Happy New Year everyone!!!
Posted 30 December 2009 - 08:45 PM
So, I wish you all a WONDERFUL, AMAZING, BEAUTIFUL 2010, and that all your dreams come true!!!
Posted 31 December 2009 - 01:52 PM
Seattle Times published a list of New Year's Eve activities in the area, from the expensive to the reasonable, and I was happy to see the following:
at the Swedish Cultural Center
Pea soup and meatball dinner, dancing, entertainment, champagne and Swedish pancake breakfast, 8 p.m., Swedish Cultural Center, 1920 Dexter Ave. N., Seattle; $45, 21-and-over (206-283-1090 or swedishculturalcenter.org).
I love that they have all bases covered: dinner and breakfast!
Posted 31 December 2009 - 06:37 PM
So, where ever you are I would want to wish you a very happy NEW YEAR Much happiness, good health, of course and a lot of lively and alert posters and friendly comments and I DO LOVE YOU ALL
Good heavens, what was that, Helene? Pea soup? OMG, sounds weird. We dined and had lobster (here I am a bit ashamed, but it is only once a year, it was Canadian lobster, sorry about that). And champagne of course - otherwise it would not be New Year. Sweet was home made though, apples from the orchard, no pesticides, I am absolutely adamant there -likewise Christmas tree (I have a plantation and sell ecological ones), people who buy get some bugs for free, but the trees smell wonderful when you put them indoors. This year I charged 10 dollars a tree, customer has to saw his own. Fun is had by everybody
Posted 31 December 2009 - 07:06 PM
Posted 31 December 2009 - 10:31 PM
I hope that that each of us -- all the dancers, choreographers, production artists, musicians, managers, teachers, students, and audiences of world ballet -- has a wonderful 2010, full of happiness, affection, growth. (With lots of great performances, of course!. )
Posted 01 January 2010 - 06:34 AM
(Time was, I also peered at the Moon and bright planets and other heavenly attractions through a small telescope, bart! May I suggest you look again at the Moon when it's less bright and dazzling, more of a crescent, and the sunlight there is at a more grazing angle? See how you like that!)
BT means a lot to me too, because I've never had too many kindred spirits, friends who share my interests. That makes me feel sometimes like I live in the wrong place, even though I think there is a BTer with the charming screen name treefrog who lives here. I may never see many of you face-to-face, but you are frequently present in my thoughts, and (thanks to Alexandra, who started this!) you make a good place to exercise my desire to try to contribute to something good and most of all to learn about ballet and even sometimes about writing. (Am I the only one who comes back to look for further comments, re-reads their post, and thinks, "OMG, did I write that?") And there are a few of you who I have met (including Alexandra!) and that's been another nice surprise.

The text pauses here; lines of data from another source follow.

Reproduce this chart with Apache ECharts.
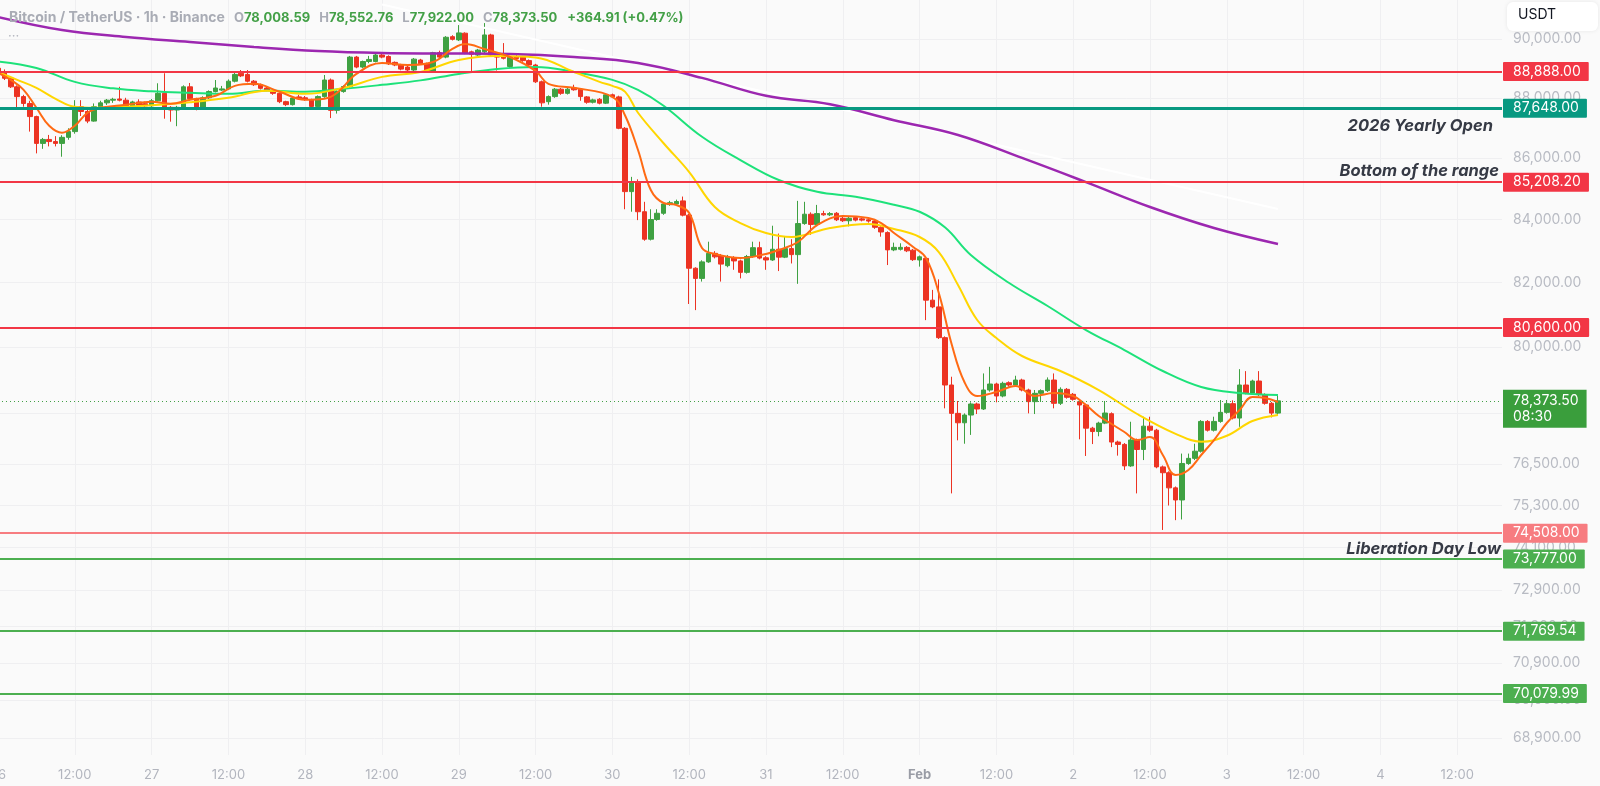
<!DOCTYPE html>
<html>
<head>
<meta charset="utf-8">
<script src="https://cdn.jsdelivr.net/npm/echarts@6/dist/echarts.min.js"></script>
<style>
html,body{margin:0;padding:0;background:#fafafa;}
#c{width:1600px;height:786px;}
</style>
</head>
<body>
<div id="c"></div>
<script>
// ---------- DATA ----------
const startTimeUTC = Date.UTC(2026, 0, 26, 0, 0);   // first hourly candle: Jan 26 00:00
const hourCount = 236;                               // hourly slots shown on the time axis
const monthNames = ['Jan','Feb','Mar','Apr','May','Jun','Jul','Aug','Sep','Oct','Nov','Dec'];

const opens = [
 89000,88880,88660,88370,88040,87810,87370,86480,86610,86540,86480,86680,86870,87700,87540,87220,87700,87830,87920,87960,87920,87640,87860,87800,
 87730,87900,88150,87680,87590,87650,88370,87970,87650,88000,88210,88260,88300,88560,88830,88790,88560,88440,88330,88250,88150,87870,87770,88030,
 88000,87940,87710,88040,88600,87580,88210,88380,89380,89040,89230,89230,89450,89400,89200,89110,89040,88940,89280,89150,88880,89530,89380,90080,
 89970,90200,89560,89450,89560,90140,89450,89480,89060,89400,89380,89260,89110,88540,87870,88040,88290,88150,88330,88290,88030,87850,87950,87820,
 88100,88030,86980,84900,85220,84250,83370,84000,84200,84480,84500,84600,84140,82450,82130,82650,82920,82850,82530,82790,82680,82320,82820,83100,
 82780,82710,83050,82800,83070,82880,83870,84170,83840,84190,84150,84200,84040,83960,84060,84020,83990,83950,83750,83580,83030,83050,83110,83020,
 82710,82760,81450,81240,80290,78850,78000,77720,77950,78280,78130,78700,78880,78520,78920,78850,79000,78700,78350,78600,78680,79000,78300,78720,
 78570,78350,78250,77560,77460,77710,77990,77150,77080,76450,77210,76930,77620,77500,76420,76250,75810,75460,76520,76670,76880,77760,77500,77760,
 78030,78290,77860,78850,78610,78970,78560,78300,78008.59
];
const highs = [
 89100,88960,88700,88420,88100,87900,87400,86660,86760,86720,86750,86980,87920,87920,87600,87810,87900,87960,88000,88370,88000,87900,87950,87870,
 87960,88490,88830,87720,87730,88420,88500,88000,88050,88250,88600,88400,88620,88850,88940,88940,88600,88480,88380,88300,88180,87900,88020,88100,
 88060,87970,88080,88770,88650,88250,88420,89420,89420,89260,89420,89490,89520,89440,89230,89150,89080,89350,89320,89190,89560,89600,90100,90130,
 90480,90230,89600,89660,90550,90180,89500,89860,89420,89470,89420,89300,89150,88580,88080,88330,88330,88340,88440,88330,88060,87970,87990,88150,
 88140,88070,87020,85380,85300,84570,84330,84330,84560,84600,84640,84740,84180,82480,82700,83290,82990,82900,82870,82830,82720,82870,83290,83290,
 82830,83800,83550,83450,83370,84600,84570,84230,84470,84280,84240,84240,84080,84080,84110,84060,84050,83990,83780,83620,83260,83240,83150,83060,
 82850,82800,81770,82100,80330,79100,78370,78000,78330,78320,79200,79400,78920,78950,78960,79130,79040,78740,78700,78720,79080,79200,78780,78760,
 78610,78390,78290,77600,77750,78370,78030,77190,77120,77750,77250,77900,77900,77540,76460,76290,75850,76810,76810,77100,77800,77800,77900,78400,
 78400,78390,79330,79270,79010,79270,78600,78340,78552.76
];
const lows = [
 88850,88600,88330,87590,87700,86870,86150,86300,86380,86380,86040,86600,86800,87390,87150,87200,87650,87760,87830,87880,87600,87590,87700,87680,
 87680,87870,87300,87200,87050,87600,87900,87580,87600,87960,88180,88230,88260,88520,88700,88520,88400,88280,88220,88100,87820,87720,87740,87930,
 87900,87680,87620,88000,87320,87470,88170,88340,89000,89000,89170,89200,89340,89110,89070,88930,88900,88900,89110,88850,88850,89330,89340,89950,
 89930,89480,88880,89420,89520,89400,88920,89300,89000,89290,89220,89080,88500,87700,87770,88000,88100,88110,88240,87900,87800,87810,87780,87790,
 87990,86950,84330,84250,83980,83320,83330,83960,84150,84440,84470,84100,81330,81140,82030,82620,82760,82030,82480,82400,82130,82280,82780,82730,
 82400,82680,82360,82770,82600,81960,83830,83510,83800,84120,84110,83950,83920,83780,83940,83940,83900,83700,83450,82550,82990,83010,82960,82680,
 82500,80830,81200,80250,78150,75650,77200,77100,77360,77980,78100,78650,78330,78480,78800,78810,78660,78000,77980,78340,78640,78150,78250,78440,
 78380,77230,76740,77090,77320,77680,77000,76750,76330,76420,75650,76620,77450,76380,74600,75300,74880,74900,76480,76620,76840,77460,77460,77720,
 77990,77820,77600,78570,78570,78520,78260,77880,77922
];
const closes = [
 88880,88660,88370,88040,87810,87370,86480,86610,86540,86480,86680,86870,87700,87540,87220,87700,87830,87920,87950,87920,87640,87860,87750,87730,
 87900,88150,87640,87590,87680,88370,87970,87650,88000,88210,88330,88300,88560,88790,88740,88560,88440,88320,88250,88150,87870,87770,87990,87970,
 87940,87710,88040,88600,87580,88210,88380,89380,89040,89230,89300,89450,89380,89150,89110,88970,88940,89310,89150,88880,89530,89380,90060,89990,
 90210,89520,89480,89620,90140,89450,89380,89340,89390,89330,89260,89110,88540,87830,88040,88290,88150,88290,88270,88040,87850,87930,87820,88100,
 88030,86980,84900,85220,84250,83370,84000,84200,84500,84540,84580,84140,82450,82130,82650,82920,82810,82580,82820,82680,82320,82820,83100,82770,
 82710,83050,82800,83070,82880,83870,84170,83840,84190,84150,84190,83990,83960,84040,83980,83980,83950,83750,83600,83030,83110,83110,83000,82720,
 82810,81450,81240,80290,78850,78000,77720,77950,78280,78130,78700,78880,78520,78900,78850,79000,78700,78350,78600,78680,79000,78300,78720,78480,
 78420,78250,77560,77460,77710,78010,77150,77080,76450,77210,76930,77620,77500,76420,76250,75810,75460,76520,76670,76880,77760,77500,77760,78030,
 78290,77860,78850,78610,78970,78560,78300,78008.59,78373.5
];

const fastHours = [0,2,4,6,8,10,12,14,16,20,24,27,30,34,37,40,44,48,51,53,56,60,64,68,71,73,76,80,84,86,90,96,98,100,102,104,106,108,110,112,116,120,122,125,128,132,136,138,140,143,145,147,149,151,153,156,159,162,165,168,170,172,174,176,178,180,182,184,186,188,190,192,194,196,198,200];
const fastEma = [88841,88605,88269,87666,87066,86833,87066,87499,87666,87766,87867,87800,87934,88067,88402,88470,88201,87934,87967,88168,88807,89180,89112,89214,89657,89828,89657,89384,88908,88470,88336,88034,87399,86261,84952,84531,84466,84209,83090,82900,82773,82900,83026,83281,83823,84112,84048,83887,83567,83122,82773,81672,80096,78941,78520,78640,78820,78520,78609,78520,78250,77922,77684,77446,77209,77298,76768,76184,76329,76768,77209,77713,78100,78490,78460,78340];

const midHours = [0,3,6,9,12,15,18,24,30,36,42,48,54,60,66,72,78,84,90,94,96,98,100,104,108,112,116,120,124,126,130,136,140,144,147,150,153,156,160,166,172,178,184,188,192,196,200];
const midEma = [88874,88605,88336,87967,87699,87666,87683,87750,87850,88000,88235,88134,88336,88706,88874,89282,89419,89367,88874,88537,88402,88201,87499,86485,85538,84402,83887,83567,83440,83504,83727,83855,83695,83440,82962,81923,80834,80280,79729,79273,78699,77981,77393,77159,77334,77772,77951];

const slowHours = [0,6,12,18,24,30,36,42,48,54,60,66,72,78,84,90,96,100,104,110,116,122,128,134,140,144,148,152,158,164,170,176,182,188,194,200];
const slowEma = [89229,89008,88537,88318,88218,88168,88134,88245,88201,88302,88436,88588,88807,88976,89044,88874,88605,88269,87733,86700,85932,85278,84893,84731,84473,84248,83740,82867,81985,81268,80525,79912,79273,78791,78611,78551];

const longHours = [0,10,20,30,40,50,60,70,80,90,100,110,120,130,140,150,160,170,180,190,200];
const longEma = [90760,90310,90069,89897,89725,89588,89520,89503,89486,89384,89180,88672,88067,87783,87250,86757,86000,85208,84402,83727,83217];

const trendHours = [60, 200];
const trendPrices = [91195, 84337];

// horizontal levels
const levelPrices = [88888, 87648, 85208.2, 80600, 74508, 73777, 71769.54, 70079.99];
const levelNotes  = ['', '2026 Yearly Open', 'Bottom of the range', '', '', 'Liberation Day Low', '', ''];
const countdown = '08:30';

// price scale labels
const priceTicks = [90000, 88000, 86000, 84000, 82000, 80000, 78000, 76500, 75300, 74100, 72900, 71900, 70900, 69900, 68900];
const priceMin = 68451, priceMax = 91352;

// ---------- BUILD ----------
const pad = n => (n < 10 ? '0' : '') + n;
const categories = [];
for (let i = 0; i < hourCount; i++) {
  const d = new Date(startTimeUTC + i * 3600000);
  categories.push(d.getUTCFullYear() + '-' + pad(d.getUTCMonth() + 1) + '-' + pad(d.getUTCDate()) + ' ' + pad(d.getUTCHours()) + ':00');
}
const candleData = opens.map((o, i) => [o, closes[i], lows[i], highs[i]]);
const pairs = (hs, vs) => hs.map((h, i) => [h, vs[i]]);
const fmt2 = v => Number(v).toLocaleString('en-US', {minimumFractionDigits: 2, maximumFractionDigits: 2});

const last = closes.length - 1;
const lastClose = closes[last];
const change = lastClose - closes[last - 1];
const changePct = change / closes[last - 1] * 100;

// styles
const UP = '#3fa142', DOWN = '#ec3323';
const RED = '#f23645', TEAL = '#089981', GREEN = '#4caf50', PINK = '#f77c80';
const levelColors = [RED, TEAL, RED, RED, PINK, GREEN, GREEN, GREEN];
const notePos = ['', 'insideEndBottom', 'insideEndTop', '', '', 'insideEndTop', '', ''];
const noteDist = [0, 9, 3, 0, 0, 1, 0, 0];
const FONT = 'Inter, "Noto Sans", Roboto, sans-serif';

const markData = [];
levelPrices.forEach((p, i) => {
  markData.push({
    yAxis: p,
    lineStyle: {color: levelColors[i], width: i === 1 ? 3 : 2, type: 'solid'},
    label: {
      show: true, position: 'end', formatter: fmt2(p), distance: 1,
      color: '#ffffff', backgroundColor: levelColors[i], fontSize: 14, fontFamily: FONT,
      padding: [3, 8, 2, 10], borderRadius: 1
    }
  });
  if (levelNotes[i]) {
    markData.push({
      yAxis: p,
      lineStyle: {color: 'rgba(0,0,0,0)', width: 1, type: 'solid'},
      label: {
        show: true, position: notePos[i], formatter: levelNotes[i], distance: noteDist[i],
        color: '#363a45', fontSize: 16.5, fontStyle: 'italic', fontWeight: 'bold', fontFamily: FONT
      }
    });
  }
});
markData.push({
  yAxis: lastClose,
  lineStyle: {color: '#43a047', width: 1, type: [1, 3]},
  label: {
    show: true, position: 'end', formatter: fmt2(lastClose) + '\n' + countdown, distance: 1,
    color: '#ffffff', backgroundColor: '#3a9e3c', fontSize: 14, lineHeight: 16, fontFamily: FONT,
    padding: [3, 8, 3, 10], offset: [0, 8], align: 'left'
  }
});

const chart = echarts.init(document.getElementById('c'), null, {renderer: 'canvas'});
const option = {
  backgroundColor: '#fafafa',
  animation: false,
  textStyle: {fontFamily: FONT},
  title: {
    left: 4, top: 6,
    text: '{n|Bitcoin / TetherUS · 1h · Binance}' +
          '{k|O}{v|' + fmt2(opens[last]) + '}' +
          '{k|H}{v|' + fmt2(highs[last]) + '}' +
          '{k|L}{v|' + fmt2(lows[last]) + '}' +
          '{k|C}{v|' + fmt2(lastClose) + '}' +
          '{c|' + (change >= 0 ? '+' : '') + fmt2(change) + ' (' + (change >= 0 ? '+' : '') + changePct.toFixed(2) + '%)}',
    textStyle: {
      fontFamily: FONT,
      rich: {
        n: {color: '#a9acb5', fontSize: 14, fontFamily: FONT},
        k: {color: '#a9acb5', fontSize: 13, fontFamily: FONT, padding: [0, 0, 0, 9]},
        v: {color: '#43a047', fontSize: 13, fontFamily: FONT},
        c: {color: '#43a047', fontSize: 13, fontFamily: FONT, padding: [0, 0, 0, 10]}
      }
    }
  },
  grid: {left: -2, right: 98, top: 0, bottom: 31, containLabel: false, outerBoundsMode: 'none'},
  xAxis: {
    type: 'category', data: categories, boundaryGap: false,
    axisLine: {show: false}, axisTick: {show: false},
    axisLabel: {
      interval: (i) => i % 12 === 0,
      color: '#b2b5be', fontSize: 13, margin: 14, fontFamily: FONT,
      formatter: (val) => {
        const parts = val.split(' ');
        if (parts[1] !== '00:00') return parts[1];
        const ymd = parts[0].split('-');
        if (ymd[2] === '01') return '{b|' + monthNames[+ymd[1] - 1] + '}';
        return String(+ymd[2]);
      },
      rich: {b: {fontWeight: 'bold', color: '#9a9da6', fontSize: 13, fontFamily: FONT}}
    },
    splitLine: {show: true, interval: (i) => i % 12 === 0, lineStyle: {color: '#efeff1', width: 1}}
  },
  yAxis: {
    type: 'log', position: 'right', min: priceMin, max: priceMax,
    axisLine: {show: false},
    axisTick: {show: false, customValues: priceTicks},
    axisLabel: {customValues: priceTicks, formatter: (v) => fmt2(v), color: '#b8bbc3', fontSize: 14, margin: 11, fontFamily: FONT},
    splitLine: {show: true, lineStyle: {color: '#efeff1', width: 1}}
  },
  series: [
    {
      type: 'candlestick', data: candleData, barWidth: 5, z: 2,
      itemStyle: {color: UP, color0: DOWN, borderColor: UP, borderColor0: DOWN, borderWidth: 1},
      markLine: {symbol: ['none', 'none'], silent: true, animation: false, z: 5, data: markData}
    },
    {type: 'line', data: pairs(trendHours, trendPrices), showSymbol: false, z: 3,
     lineStyle: {color: '#ffffff', width: 2}},
    {type: 'line', data: pairs(longHours, longEma), showSymbol: false, smooth: 0.4, z: 3,
     lineStyle: {color: '#9c27b0', width: 2.5}},
    {type: 'line', data: pairs(slowHours, slowEma), showSymbol: false, smooth: 0.4, z: 3,
     lineStyle: {color: '#1de27a', width: 2}},
    {type: 'line', data: pairs(midHours, midEma), showSymbol: false, smooth: 0.4, z: 3,
     lineStyle: {color: '#ffd600', width: 2}},
    {type: 'line', data: pairs(fastHours, fastEma), showSymbol: false, smooth: 0.4, z: 4,
     lineStyle: {color: '#ff6a13', width: 2}}
  ],
  graphic: [
    {type: 'text', left: 8, top: 30, style: {text: '···', fill: '#b2b5be', fontSize: 13, fontFamily: FONT}},
    {type: 'group', right: 2, top: 2, children: [
      {type: 'rect', shape: {x: 0, y: 0, width: 91, height: 29, r: 6},
       style: {fill: '#ffffff', shadowBlur: 4, shadowColor: 'rgba(0,0,0,0.08)'}},
      {type: 'text', x: 11, y: 6, style: {text: 'USDT', fill: '#131722', fontSize: 14, fontFamily: FONT}}
    ]}
  ]
};
chart.setOption(option);
</script>
</body>
</html>
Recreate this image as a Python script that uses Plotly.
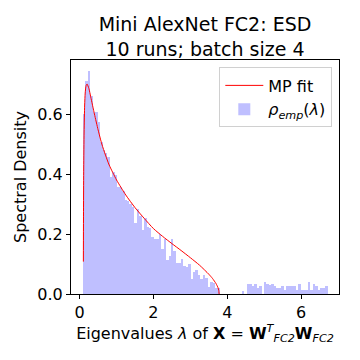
import numpy as np
import plotly.graph_objects as go

# Histogram (empirical spectral density), 100 equal bins
hist_min = 0.09
hist_max = 6.72
n_bins = 100
rho_emp = [
    0.600, 0.710, 0.743, 0.660, 0.608, 0.606, 0.574, 0.508, 0.480, 0.471,
    0.457, 0.389, 0.408, 0.396, 0.358, 0.356, 0.345, 0.313, 0.311, 0.300,
    0.290, 0.238, 0.284, 0.260, 0.213, 0.252, 0.225, 0.220, 0.191, 0.183,
    0.183, 0.200, 0.150, 0.183, 0.113, 0.127, 0.182, 0.143, 0.104, 0.104,
    0.117, 0.095, 0.091, 0.100, 0.049, 0.072, 0.080, 0.063, 0.049, 0.063,
    0.054, 0.024, 0.040, 0.037, 0.019, 0.020, 0.000, 0.000, 0.000, 0.000,
    0.000, 0.000, 0.000, 0.000, 0.000, 0.010, 0.000, 0.033, 0.033, 0.027,
    0.033, 0.021, 0.027, 0.000, 0.040, 0.033, 0.030, 0.033, 0.027, 0.021,
    0.021, 0.027, 0.015, 0.027, 0.027, 0.027, 0.027, 0.015, 0.033, 0.015,
    0.015, 0.015, 0.040, 0.015, 0.035, 0.027, 0.015, 0.021, 0.021, 0.027,
]

# Marchenko-Pastur fit curve
mp_lambda = [0.100, 0.105, 0.110, 0.120, 0.135, 0.150, 0.175, 0.200, 0.250, 0.300,
             0.400, 0.500, 0.600, 0.700, 0.800, 1.000, 1.250, 1.500, 1.750, 2.000,
             2.250, 2.500, 2.750, 3.000, 3.250, 3.500, 3.600, 3.700, 3.750, 3.770, 3.780]
mp_density = [0.108, 0.300, 0.420, 0.540, 0.630, 0.670, 0.695, 0.700, 0.685, 0.657,
              0.600, 0.547, 0.500, 0.463, 0.430, 0.380, 0.330, 0.288, 0.252, 0.218,
              0.192, 0.168, 0.145, 0.121, 0.096, 0.066, 0.052, 0.034, 0.021, 0.012, 0.0]

x_ticks = [0, 2, 4, 6]
y_ticks = [0.0, 0.2, 0.4, 0.6]

edges = np.linspace(hist_min, hist_max, n_bins + 1)
centers = 0.5 * (edges[:-1] + edges[1:])
width = edges[1] - edges[0]

FONT = "DejaVu Sans"

fig = go.Figure()
fig.add_trace(go.Bar(
    x=centers, y=rho_emp, width=width,
    marker=dict(color="rgb(191,191,255)", line=dict(width=0)),
    name="<i>ρ</i><sub><i>emp</i></sub>(<i>λ</i>)", legendrank=2,
))
fig.add_trace(go.Scatter(
    x=mp_lambda, y=mp_density, mode="lines",
    line=dict(color="red", width=1, shape="spline", smoothing=0.6),
    name="MP fit", legendrank=1,
))

# the page body adds an 8px offset, so margins are shifted by 8px
fig.update_layout(
    width=360, height=360,
    margin=dict(l=61, r=29, t=52, b=74),
    paper_bgcolor="white", plot_bgcolor="white",
    font=dict(family=FONT, size=16, color="black"),
    bargap=0,
    title=dict(
        text="Mini AlexNet FC2: ESD<br>10 runs; batch size 4",
        font=dict(size=19, family=FONT, color="black"),
        x=0.5, xanchor="center", xref="paper",
        y=0.935, yanchor="top", yref="container",
    ),
    legend=dict(
        x=0.975, xanchor="right", y=0.968, yanchor="top",
        bgcolor="rgba(255,255,255,0.8)", bordercolor="#d0d0d0", borderwidth=1,
        font=dict(size=16, family=FONT),
        itemwidth=38, tracegroupgap=0, traceorder="normal",
    ),
    showlegend=True,
)
fig.update_xaxes(
    range=[-0.235, 7.03], tickvals=x_ticks, ticktext=[str(v) for v in x_ticks],
    showgrid=False, zeroline=False, showline=True, linecolor="black", linewidth=1,
    mirror=True, ticks="outside", ticklen=4, tickcolor="black",
    title=dict(
        text="Eigenvalues <i>λ</i> of <b>X</b> = <b>W</b><sup><i>T</i></sup><sub><i>FC2</i></sub><b>W</b><sub><i>FC2</i></sub>",
        font=dict(size=16), standoff=3,
    ),
)
fig.update_yaxes(
    range=[0, 0.78], tickvals=y_ticks, ticktext=[f"{v:.1f}" for v in y_ticks],
    showgrid=False, zeroline=False, showline=True, linecolor="black", linewidth=1,
    mirror=True, ticks="outside", ticklen=4, tickcolor="black",
    title=dict(text="Spectral Density", font=dict(size=16), standoff=6),
)

fig.write_html("out.html")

Posted 01 January 2010 - 09:51 AM
Posted 01 January 2010 - 10:42 AM
Posted 01 January 2010 - 11:10 AM
Posted 01 January 2010 - 11:40 AM
What I remember the most when I was a kid was some neighbors grabbing a bucket filled of water and throwing it to the street from the front porche. This way you were supposed to "clean" the newly paved way of the upcoming year, so it would run smooth. My grany did it too.
Posted 01 January 2010 - 12:39 PM
Thanks for telling!
We (two DDs and husband) had a small party with some young friends and walzed to the blue-danube-walz at midnight.
(my family here is Austrian -so that is tradition!)
Wishing all of you a really good, healthy and happy new year! I am so glad to be able to come here to find people who have similar interests. Thank you.
Posted 01 January 2010 - 01:04 PM
Posted 01 January 2010 - 02:33 PM
One tradition (Swiss) involved spilling cream on the floor to assure good fortune. I walked through the kitchen, saw a large puddle of spattered cream in the center of the floor, assumed it had been an accident, and cleaned it up with paper towels. I hope this did not cancel out the good fortune which everyone was hoping for.
Another option we were offered was Japanese: going to a designated space -- in this case, a room in the small garden house (labelled "Abusive Language Room") -- and railing aloud at the people, places, situations, etc., that had frustrated or angered us in the past year. This is a technique, apparently, for letting go of negative feelings. There is a special mountain in Japan used for this. Large numbers of people climb it while shouting out their resentments. I don't know how successful this was, but plenty of people seemed to be heading for the special room.
At midnight, we were offered skewers holding 12 white grapes. We popped one grape into the mouth at each stroke leading to midnight. This is Spanish and is a tradition I'd actually taken part in before.